Renewal Week, the brightest and most resurrectional week of the year

20 April 2023

My dear readers, CHRIST HAS RISEN!  After Great Lent, we entered Holy Week, and after Easter Sunday (the evening of Great Saturday) we’re now into the ‘Rose’ Triodio, that is the period of the Pentikostario (the book of Pentecost). This is the preeminent time of the resurrection in the Church and lasts until the Sunday of All Souls.

The first week of the Pentikostario, that is the week from the Sunday of Easter until the following one, Thomas Sunday, is known as Renewal* Week, obviously because it indicates the new reality in our lives, brought about by Christ’s abolition of death and his resurrection. Apart from that, in the years of the Early Church there was also the order of the catechumens, that is those who came from the ranks of the pagans or Jews and had been taught the truths of the Christian faith in order to become members of the Church through the sacrament of baptism. In those days, holy baptism, like the other sacraments, wasn’t a private affair, nor even a family event, as it has unfortunately become today. It was an event which concerned the whole congregation and body of the Church.

The catechumens, particularly those who were at an advanced stage of their novitiate and instruction for holy baptism, were baptized all together on the night of Great Saturday, before Easter Sunday, and were then called ‘newly-illumined’. At baptism, at the triple immersion in the blessed water in the name of the Holy Trinity, the former person, the person of sin ‘dies’ and the new one ‘is born’, renewed, fresh, someone who experiences rebirth and renewal.

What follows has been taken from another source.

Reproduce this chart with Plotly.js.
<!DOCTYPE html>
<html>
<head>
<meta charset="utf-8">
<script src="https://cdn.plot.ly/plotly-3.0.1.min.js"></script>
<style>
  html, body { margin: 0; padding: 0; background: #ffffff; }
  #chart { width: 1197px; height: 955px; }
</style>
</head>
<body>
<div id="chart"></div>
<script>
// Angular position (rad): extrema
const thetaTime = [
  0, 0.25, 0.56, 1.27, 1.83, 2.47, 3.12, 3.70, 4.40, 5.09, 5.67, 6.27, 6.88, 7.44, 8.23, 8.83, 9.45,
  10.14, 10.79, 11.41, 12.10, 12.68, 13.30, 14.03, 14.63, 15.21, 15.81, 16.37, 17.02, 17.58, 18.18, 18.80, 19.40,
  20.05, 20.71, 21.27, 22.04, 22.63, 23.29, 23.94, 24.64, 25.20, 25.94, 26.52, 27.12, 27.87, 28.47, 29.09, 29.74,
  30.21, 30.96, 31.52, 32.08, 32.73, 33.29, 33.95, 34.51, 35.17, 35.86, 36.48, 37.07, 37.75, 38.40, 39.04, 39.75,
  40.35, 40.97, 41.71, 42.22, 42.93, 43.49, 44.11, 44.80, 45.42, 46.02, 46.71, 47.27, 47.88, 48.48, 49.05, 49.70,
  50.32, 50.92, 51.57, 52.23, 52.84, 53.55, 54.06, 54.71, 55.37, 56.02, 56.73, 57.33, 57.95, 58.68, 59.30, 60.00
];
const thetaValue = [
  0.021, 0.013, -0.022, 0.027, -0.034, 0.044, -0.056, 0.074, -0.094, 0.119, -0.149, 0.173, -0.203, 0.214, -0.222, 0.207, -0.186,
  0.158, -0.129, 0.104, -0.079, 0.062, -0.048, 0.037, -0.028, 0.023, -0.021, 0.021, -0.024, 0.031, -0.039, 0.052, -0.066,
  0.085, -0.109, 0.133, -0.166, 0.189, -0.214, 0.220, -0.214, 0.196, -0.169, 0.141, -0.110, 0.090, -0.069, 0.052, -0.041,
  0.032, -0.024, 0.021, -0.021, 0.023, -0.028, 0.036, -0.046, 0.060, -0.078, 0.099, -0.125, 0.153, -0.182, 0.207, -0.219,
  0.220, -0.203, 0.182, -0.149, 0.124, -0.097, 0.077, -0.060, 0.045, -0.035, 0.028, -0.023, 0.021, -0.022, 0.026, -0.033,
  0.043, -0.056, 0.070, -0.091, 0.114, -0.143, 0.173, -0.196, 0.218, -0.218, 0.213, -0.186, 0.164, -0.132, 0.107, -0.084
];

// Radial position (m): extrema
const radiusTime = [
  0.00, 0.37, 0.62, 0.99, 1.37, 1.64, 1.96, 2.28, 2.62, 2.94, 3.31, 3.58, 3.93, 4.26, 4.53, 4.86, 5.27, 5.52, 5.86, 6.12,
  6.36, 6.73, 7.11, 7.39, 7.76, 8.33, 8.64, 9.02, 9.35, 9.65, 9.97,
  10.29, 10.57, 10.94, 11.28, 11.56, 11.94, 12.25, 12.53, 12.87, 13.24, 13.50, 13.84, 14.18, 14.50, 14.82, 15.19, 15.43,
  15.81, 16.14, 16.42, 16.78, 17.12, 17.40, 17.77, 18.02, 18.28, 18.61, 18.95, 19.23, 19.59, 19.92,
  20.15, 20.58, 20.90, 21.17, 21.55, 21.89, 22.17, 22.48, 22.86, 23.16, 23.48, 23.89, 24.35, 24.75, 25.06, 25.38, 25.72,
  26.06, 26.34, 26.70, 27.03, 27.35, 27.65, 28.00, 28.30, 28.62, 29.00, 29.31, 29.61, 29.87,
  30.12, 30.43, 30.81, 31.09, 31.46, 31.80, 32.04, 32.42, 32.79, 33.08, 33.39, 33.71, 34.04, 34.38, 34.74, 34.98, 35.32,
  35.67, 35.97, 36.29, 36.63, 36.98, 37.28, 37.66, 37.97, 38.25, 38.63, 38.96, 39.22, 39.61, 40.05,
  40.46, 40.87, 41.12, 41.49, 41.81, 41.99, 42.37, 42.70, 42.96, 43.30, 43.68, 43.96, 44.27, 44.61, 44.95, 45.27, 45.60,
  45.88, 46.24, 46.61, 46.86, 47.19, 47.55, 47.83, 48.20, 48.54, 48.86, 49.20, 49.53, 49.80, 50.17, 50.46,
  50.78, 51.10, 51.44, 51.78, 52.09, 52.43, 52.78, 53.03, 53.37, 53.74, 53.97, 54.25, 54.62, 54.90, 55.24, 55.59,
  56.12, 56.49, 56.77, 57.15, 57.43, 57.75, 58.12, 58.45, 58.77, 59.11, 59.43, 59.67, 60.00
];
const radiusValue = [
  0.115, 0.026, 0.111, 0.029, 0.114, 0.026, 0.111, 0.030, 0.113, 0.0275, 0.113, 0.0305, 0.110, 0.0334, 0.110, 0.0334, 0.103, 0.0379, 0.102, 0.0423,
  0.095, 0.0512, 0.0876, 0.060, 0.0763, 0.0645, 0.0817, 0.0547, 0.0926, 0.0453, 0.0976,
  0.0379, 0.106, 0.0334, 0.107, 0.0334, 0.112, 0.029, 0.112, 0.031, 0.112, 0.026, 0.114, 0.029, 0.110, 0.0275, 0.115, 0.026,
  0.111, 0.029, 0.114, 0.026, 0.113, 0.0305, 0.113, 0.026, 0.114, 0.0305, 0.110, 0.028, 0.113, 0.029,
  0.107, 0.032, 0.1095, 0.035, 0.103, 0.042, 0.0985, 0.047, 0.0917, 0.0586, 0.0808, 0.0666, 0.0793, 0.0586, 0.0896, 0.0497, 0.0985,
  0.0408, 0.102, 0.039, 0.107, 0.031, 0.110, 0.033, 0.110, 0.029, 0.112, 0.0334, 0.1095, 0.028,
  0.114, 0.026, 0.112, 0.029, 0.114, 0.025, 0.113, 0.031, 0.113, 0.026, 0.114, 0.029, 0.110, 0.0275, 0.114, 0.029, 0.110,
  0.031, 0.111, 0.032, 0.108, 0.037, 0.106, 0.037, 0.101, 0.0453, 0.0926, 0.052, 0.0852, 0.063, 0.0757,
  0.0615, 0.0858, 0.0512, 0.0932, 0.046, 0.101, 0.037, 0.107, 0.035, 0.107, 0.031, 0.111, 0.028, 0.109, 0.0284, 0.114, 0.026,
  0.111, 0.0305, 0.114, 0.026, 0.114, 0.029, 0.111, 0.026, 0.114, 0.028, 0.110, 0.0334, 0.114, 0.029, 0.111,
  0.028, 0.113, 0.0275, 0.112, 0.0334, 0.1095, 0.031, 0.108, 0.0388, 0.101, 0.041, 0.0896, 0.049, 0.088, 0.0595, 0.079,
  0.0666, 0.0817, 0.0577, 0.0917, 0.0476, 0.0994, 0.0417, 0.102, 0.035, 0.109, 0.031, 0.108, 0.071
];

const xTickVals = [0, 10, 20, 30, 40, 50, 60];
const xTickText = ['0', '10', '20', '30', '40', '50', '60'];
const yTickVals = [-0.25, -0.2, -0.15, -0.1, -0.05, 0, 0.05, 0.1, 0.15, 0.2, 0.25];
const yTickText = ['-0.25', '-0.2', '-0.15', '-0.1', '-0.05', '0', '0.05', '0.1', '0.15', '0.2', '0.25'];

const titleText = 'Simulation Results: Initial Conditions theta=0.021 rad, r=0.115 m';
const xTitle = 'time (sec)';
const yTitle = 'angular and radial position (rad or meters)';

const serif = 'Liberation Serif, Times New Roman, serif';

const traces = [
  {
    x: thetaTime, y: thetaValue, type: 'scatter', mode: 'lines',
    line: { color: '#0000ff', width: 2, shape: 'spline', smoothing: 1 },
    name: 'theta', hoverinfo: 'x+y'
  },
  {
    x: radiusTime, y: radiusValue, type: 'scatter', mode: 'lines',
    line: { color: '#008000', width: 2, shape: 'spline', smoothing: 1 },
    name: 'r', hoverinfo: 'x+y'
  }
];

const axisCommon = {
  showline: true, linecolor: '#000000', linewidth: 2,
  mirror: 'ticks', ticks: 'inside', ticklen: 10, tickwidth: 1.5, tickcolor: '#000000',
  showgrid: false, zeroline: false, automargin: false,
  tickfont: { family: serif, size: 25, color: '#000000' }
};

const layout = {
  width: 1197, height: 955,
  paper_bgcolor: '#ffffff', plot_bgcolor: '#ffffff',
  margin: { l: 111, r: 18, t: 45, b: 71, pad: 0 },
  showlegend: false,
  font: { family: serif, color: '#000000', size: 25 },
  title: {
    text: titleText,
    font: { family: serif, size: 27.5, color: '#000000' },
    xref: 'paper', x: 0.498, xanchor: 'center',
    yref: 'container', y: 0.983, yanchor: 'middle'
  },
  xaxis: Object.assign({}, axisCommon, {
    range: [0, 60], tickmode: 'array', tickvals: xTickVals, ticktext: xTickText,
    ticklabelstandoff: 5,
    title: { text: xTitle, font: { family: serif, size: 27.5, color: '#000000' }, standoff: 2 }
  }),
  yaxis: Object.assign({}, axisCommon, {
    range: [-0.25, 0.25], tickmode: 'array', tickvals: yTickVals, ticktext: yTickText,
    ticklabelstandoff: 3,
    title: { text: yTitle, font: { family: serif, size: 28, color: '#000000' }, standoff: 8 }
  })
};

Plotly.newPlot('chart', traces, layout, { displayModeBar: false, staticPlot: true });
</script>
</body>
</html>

This is why, from the practice of the Church, the week after Easter is known as ‘renewal week’, or ‘white week’, because the newly baptized and illumined members wore white clothing for the whole week and attended church in this raiment of body and soul, since, as we all know, baptism expunges all the sins people have committed before that point in time.

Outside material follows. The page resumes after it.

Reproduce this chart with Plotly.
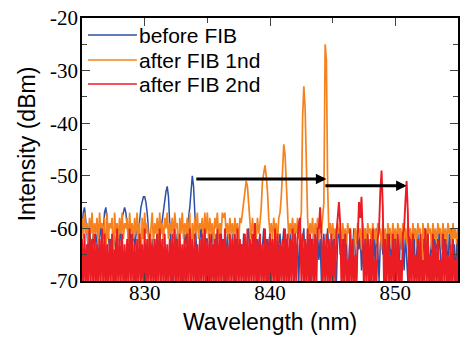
import numpy as np
import plotly.graph_objects as go

# ---------------- data ----------------
WL_START = 825.0   # nm, first sample
WL_STEP = 0.1      # nm between samples

before_fib = [
    -60, -57, -56, -58, -61, -64, -59, -66, -63, -61,   # 825
    -64, -61, -63, -67, -62, -59, -63, -59, -57, -56,   # 826
    -58, -61, -64, -62, -66, -63, -61, -65, -62, -60,   # 827
    -63, -60, -58, -57, -56, -57, -59, -62, -65, -61,   # 828
    -63, -60, -64, -62, -59, -61, -58, -56, -55, -54,   # 829
    -54, -55, -57, -60, -63, -66, -62, -64, -67, -63,   # 830
    -61, -64, -62, -60, -59, -57, -55, -53, -52, -54,   # 831
    -59, -66, -70, -65, -62, -64, -61, -63, -67, -72,   # 832
    -70, -64, -61, -63, -60, -58, -56, -53, -50, -52,   # 833
    -57, -63, -66, -72, -62, -60, -64, -61, -65, -62,   # 834
    -62, -66, -70, -63, -60, -65, -68, -61, -64, -70,   # 835
    -63, -60, -66, -62, -70, -64, -61, -67, -63, -69,   # 836
    -61, -65, -70, -62, -64, -60, -68, -63, -66, -61,   # 837
    -64, -70, -62, -60, -66, -63, -69, -61, -65, -62,   # 838
    -70, -63, -61, -67, -64, -60, -66, -62, -70, -63,   # 839
    -61, -65, -62, -68, -60, -64, -70, -63, -61, -66,   # 840
    -63, -60, -67, -62, -65, -70, -61, -64, -62, -68,   # 841
    -60, -66, -63, -70, -61, -65, -62, -60, -67, -63,   # 842
    -65, -61, -70, -62, -64, -60, -68, -63, -61, -66,   # 843
    -62, -70, -64, -61, -67, -63, -60, -65, -70, -62,   # 844
    -64, -61, -66, -70, -62, -60, -65, -63, -69, -61,   # 845
    -66, -62, -70, -64, -61, -67, -63, -60, -65, -70,   # 846
    -62, -64, -61, -68, -63, -70, -60, -66, -62, -64,   # 847
    -70, -61, -65, -62, -67, -60, -64, -70, -63, -61,   # 848
    -65, -62, -70, -61, -64, -60, -67, -63, -69, -62,   # 849
    -61, -66, -63, -70, -60, -64, -62, -68, -61, -65,   # 850
    -70, -63, -61, -66, -62, -60, -69, -64, -61, -67,   # 851
    -62, -70, -64, -60, -66, -63, -61, -68, -65, -62,   # 852
    -70, -61, -64, -62, -67, -60, -65, -70, -63, -61,   # 853
    -66, -62, -69, -61, -64, -60, -67, -63, -70, -62,   # 854
    -64,                                                # 855
]

after_fib_1nd = [
    -58, -62, -57, -61, -59, -63, -58, -61, -57, -62,   # 825
    -59, -61, -58, -63, -57, -60, -59, -62, -58, -68,   # 826
    -57, -62, -59, -60, -58, -67, -57, -61, -59, -62,   # 827
    -58, -61, -57, -62, -59, -60, -58, -63, -57, -61,   # 828
    -59, -62, -58, -61, -57, -63, -59, -69, -58, -62,   # 829
    -57, -61, -59, -62, -68, -60, -57, -63, -59, -61,   # 830
    -58, -62, -57, -61, -59, -63, -58, -60, -57, -62,   # 831
    -59, -61, -58, -62, -57, -60, -59, -68, -58, -61,   # 832
    -57, -62, -59, -61, -58, -63, -57, -69, -59, -62,   # 833
    -58, -61, -57, -62, -59, -60, -58, -63, -57, -61,   # 834
    -57, -62, -58, -61, -59, -63, -58, -60, -57, -62,   # 835
    -59, -61, -57, -58, -57, -61, -59, -62, -58, -61,   # 836
    -59, -62, -58, -61, -59, -63, -58, -59, -57, -55,   # 837
    -52, -51, -52, -55, -59, -62, -58, -61, -59, -62,   # 838
    -58, -61, -59, -56, -51, -49, -48, -50, -53, -58,   # 839
    -61, -59, -62, -58, -61, -59, -63, -58, -57, -54,   # 840
    -49, -44, -46, -52, -58, -62, -59, -61, -58, -62,   # 841
    -59, -61, -58, -62, -59, -57, -39, -33, -37, -48,   # 842
    -58, -62, -59, -61, -58, -63, -59, -61, -58, -62,   # 843
    -59, -61, -58, -55, -25, -28, -52, -61, -59, -62,   # 844
    -59, -62, -60, -63, -59, -61, -60, -64, -59, -62,   # 845
    -60, -63, -59, -61, -60, -64, -68, -62, -60, -63,   # 846
    -59, -61, -60, -64, -59, -62, -60, -63, -59, -61,   # 847
    -60, -64, -59, -62, -60, -63, -59, -61, -60, -64,   # 848
    -59, -62, -60, -67, -59, -61, -60, -64, -59, -62,   # 849
    -60, -63, -59, -61, -60, -64, -59, -62, -60, -63,   # 850
    -59, -61, -60, -64, -59, -62, -60, -63, -59, -61,   # 851
    -60, -69, -59, -62, -60, -63, -59, -61, -60, -64,   # 852
    -59, -62, -60, -63, -59, -61, -60, -64, -59, -62,   # 853
    -60, -63, -59, -61, -60, -64, -59, -62, -60, -63,   # 854
    -60,                                                # 855
]

after_fib_2nd = [
    -62, -72, -61, -71, -63, -72, -60, -70, -62, -72,   # 825
    -61, -71, -63, -72, -62, -70, -60, -72, -61, -71,   # 826
    -63, -72, -62, -70, -61, -72, -64, -71, -60, -72,   # 827
    -62, -70, -61, -72, -63, -71, -62, -72, -60, -70,   # 828
    -61, -72, -63, -71, -62, -72, -61, -70, -63, -72,   # 829
    -60, -71, -62, -72, -61, -70, -63, -72, -62, -71,   # 830
    -61, -72, -60, -70, -62, -72, -61, -71, -63, -72,   # 831
    -62, -70, -61, -72, -60, -71, -62, -72, -61, -70,   # 832
    -63, -72, -62, -71, -61, -72, -60, -70, -62, -72,   # 833
    -61, -71, -63, -72, -62, -70, -61, -72, -60, -71,   # 834
    -62, -72, -61, -70, -63, -72, -62, -71, -60, -72,   # 835
    -61, -70, -62, -72, -60, -71, -63, -72, -61, -70,   # 836
    -62, -72, -61, -71, -60, -72, -62, -70, -63, -72,   # 837
    -61, -71, -60, -72, -62, -70, -61, -72, -59, -71,   # 838
    -62, -72, -61, -70, -63, -72, -60, -71, -62, -72,   # 839
    -61, -70, -62, -72, -60, -71, -61, -72, -63, -70,   # 840
    -62, -72, -60, -71, -61, -72, -62, -70, -60, -72,   # 841
    -61, -71, -62, -59, -58, -70, -61, -72, -62, -71,   # 842
    -60, -72, -61, -70, -62, -72, -61, -71, -60, -60,   # 843
    -56, -61, -72, -62, -70, -61, -72, -62, -71, -61,   # 844
    -72, -62, -70, -61, -58, -55, -59, -71, -62, -72,   # 845
    -61, -70, -66, -72, -60, -71, -62, -72, -65, -70,   # 846
    -62, -55, -58, -54, -61, -72, -62, -70, -61, -72,   # 847
    -62, -71, -60, -72, -66, -70, -62, -60, -53, -49,   # 848
    -56, -71, -62, -72, -61, -70, -65, -72, -61, -71,   # 849
    -62, -72, -61, -70, -66, -72, -61, -60, -55, -51,   # 850
    -57, -71, -62, -72, -61, -70, -65, -72, -62, -71,   # 851
    -61, -72, -66, -70, -60, -72, -61, -71, -65, -72,   # 852
    -61, -70, -63, -72, -62, -71, -66, -72, -61, -70,   # 853
    -62, -72, -65, -71, -63, -72, -62, -70, -66, -72,   # 854
    -62,                                                # 855
]

series_names = ["before FIB", "after FIB 1nd", "after FIB 2nd"]
series_values = [before_fib, after_fib_1nd, after_fib_2nd]
series_colors = ["#2b50a5", "#f5821f", "#ec1c24"]
series_widths = [1.5, 1.7, 1.9]

# arrows: (start wavelength, end wavelength, level dBm)
arrow_start = [834.0, 844.3]
arrow_end = [844.5, 850.9]
arrow_level = [-50.6, -51.9]

x_tick_vals = [830, 840, 850]
y_tick_vals = [-70, -60, -50, -40, -30, -20]

# ---------------- figure ----------------
fig = go.Figure()
for name, vals, col, w in zip(series_names, series_values, series_colors, series_widths):
    wl = WL_START + WL_STEP * np.arange(len(vals))
    fig.add_trace(go.Scatter(x=wl, y=vals, mode="lines", name=name,
                             line=dict(color=col, width=w), showlegend=False))

# arrows
for xs, xe, lv in zip(arrow_start, arrow_end, arrow_level):
    fig.add_annotation(x=xe, y=lv, ax=xs, ay=lv, xref="x", yref="y",
                       axref="x", ayref="y", showarrow=True, text="",
                       arrowhead=2, arrowsize=0.7, arrowwidth=3,
                       arrowcolor="black", standoff=0)

# custom legend (line sample + text)
leg_font = dict(family="Liberation Sans, Arial, sans-serif", size=21, color="black")
leg_y = [0.935, 0.840, 0.749]
for name, col, yy in zip(series_names, series_colors, leg_y):
    fig.add_shape(type="line", xref="paper", yref="paper",
                  x0=0.016, x1=0.146, y0=yy, y1=yy,
                  line=dict(color=col, width=1.5))
    fig.add_annotation(xref="paper", yref="paper", x=0.146, y=yy,
                       xanchor="left", yanchor="middle", text=name,
                       showarrow=False, font=leg_font)

tick_font = dict(family="Liberation Serif, Times New Roman, DejaVu Serif, serif",
                 size=21, color="black")
title_font = dict(family="Liberation Sans, Arial, sans-serif", size=23, color="black")

# axis titles as annotations (precise placement)
fig.add_annotation(xref="paper", yref="paper", x=0.5, y=-0.156,
                   xanchor="center", yanchor="middle", text="Wavelength (nm)",
                   showarrow=False, font=title_font)
fig.add_annotation(xref="paper", yref="paper", x=-0.146, y=0.52,
                   xanchor="center", yanchor="middle", text="Intensity (dBm)",
                   textangle=-90, showarrow=False, font=title_font)

fig.update_layout(
    width=460, height=338,
    margin=dict(l=82, r=2, t=18, b=57),
    paper_bgcolor="white", plot_bgcolor="white",
    showlegend=False,
    font=dict(family="Liberation Serif, Times New Roman, DejaVu Serif, serif",
              size=21, color="black"),
)
fig.update_xaxes(
    range=[825, 855], tickvals=x_tick_vals, ticktext=[str(v) for v in x_tick_vals],
    ticks="inside", ticklen=8, tickwidth=1.3, tickcolor="#444",
    minor=dict(ticks="inside", ticklen=5, tickwidth=1.3, tickcolor="#444",
               tickvals=[825, 835, 845, 855]),
    showline=True, linecolor="black", linewidth=1.5, mirror="allticks",
    showgrid=False, zeroline=False, tickfont=tick_font,
    automargin=False, ticklabelstandoff=-8, ticklabeloverflow="allow",
)
fig.update_yaxes(
    range=[-70, -20], tickvals=y_tick_vals, ticktext=[str(v) for v in y_tick_vals],
    ticks="inside", ticklen=8, tickwidth=1.3, tickcolor="#444",
    minor=dict(ticks="inside", ticklen=5, tickwidth=1.3, tickcolor="#444",
               tickvals=[-65, -55, -45, -35, -25]),
    showline=True, linecolor="black", linewidth=1.5, mirror="allticks",
    showgrid=False, zeroline=False, tickfont=tick_font,
    automargin=False, ticklabelstandoff=-2, ticklabeloverflow="allow",
)

# remove the browser's default 8 px page margin so the figure sits at (0, 0)
fig.write_html("out.html", config={"displayModeBar": False},
               post_script="document.body.style.margin = '0';")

Apart from their common characteristics, the seven days of Renewal Week are considered to be ‘one day’, Easter Sunday. Or, to be more accurate, like the 8th day of the week and of creation, which the holy Fathers of the Church understand as that state which will begin with Christ’s second coming and which will be timeless and endless.

According to canon 66 of the Sixth Ecumenical Synod, the faithful should celebrate with spiritual joy, singing psalms and hymns, not engaging in dances and entertainments. They should participate in the services of the Church, taking communion every day, even though they’ve eaten well the previous day, given that that there’s a general dispensation and that they’ve risen with Christ. The mournful nature of the Lenten offices, the genuflections and prostrations, have no place in the event of the resurrection; they are simply part of our preparation for it. ‘During renewal week we may eat meat freely on Wednesday and Friday; for this seven-day period is considered one Lord’s day’.

Throughout Renewal Week the Easter service is sung, without the Midnight Office and the ‘Come, take the light’, which is a later custom and one not mentioned in the printed Pentikostario. It derives from the service of the Holy Light in the Church of the Holy Sepulcher in Jerusalem. Similarly, Saint John Chrysostom’s Easter sermon is omitted, being read only on Easter Sunday itself.

Of course, an obvious question is: ‘That’s all very well, but given that the institution of the Catechumens has virtually ceased to exist, why do we still celebrate Renewal Week every year?’. A lot of people would say: ‘For historical reasons’. The Church has a memory, but it doesn’t live with the past in the past; its dynamic and perspective  come from the future… Christ’s second coming. So the reason for the celebration of Renewal Week is purely spiritual. How and why? Because of our sins, we’ve stained the white garment of our baptism within us and so we need repentance if we’re to become temples of the Holy Spirit.

As Saint Paul says: ‘Let us walk in newness of life’ (Rom. 6, 4). So we need renewal, rebirth, renovation. One of the hymns says: ‘Become new, brethren, and when you have left behind the old person, live the new life’. As the hymnographer says elsewhere: ‘Return to yourself. Instead of old, become new and celebrate the inauguration of your soul. While there is still time, may your life be reborn’. So, for the faithful, Renewal Week is an occasion for spiritual fruitfulness and a change for the good. It means the denial of the old person, that is the one related to sin, decay, the passions and death itself. Let’s experience this life, my brothers and sisters, when we thunder with all the power of our soul:

CHRIST HAS RISEN – HE HAS RISEN, INDEED, MY BROTHERS AND SISTERS.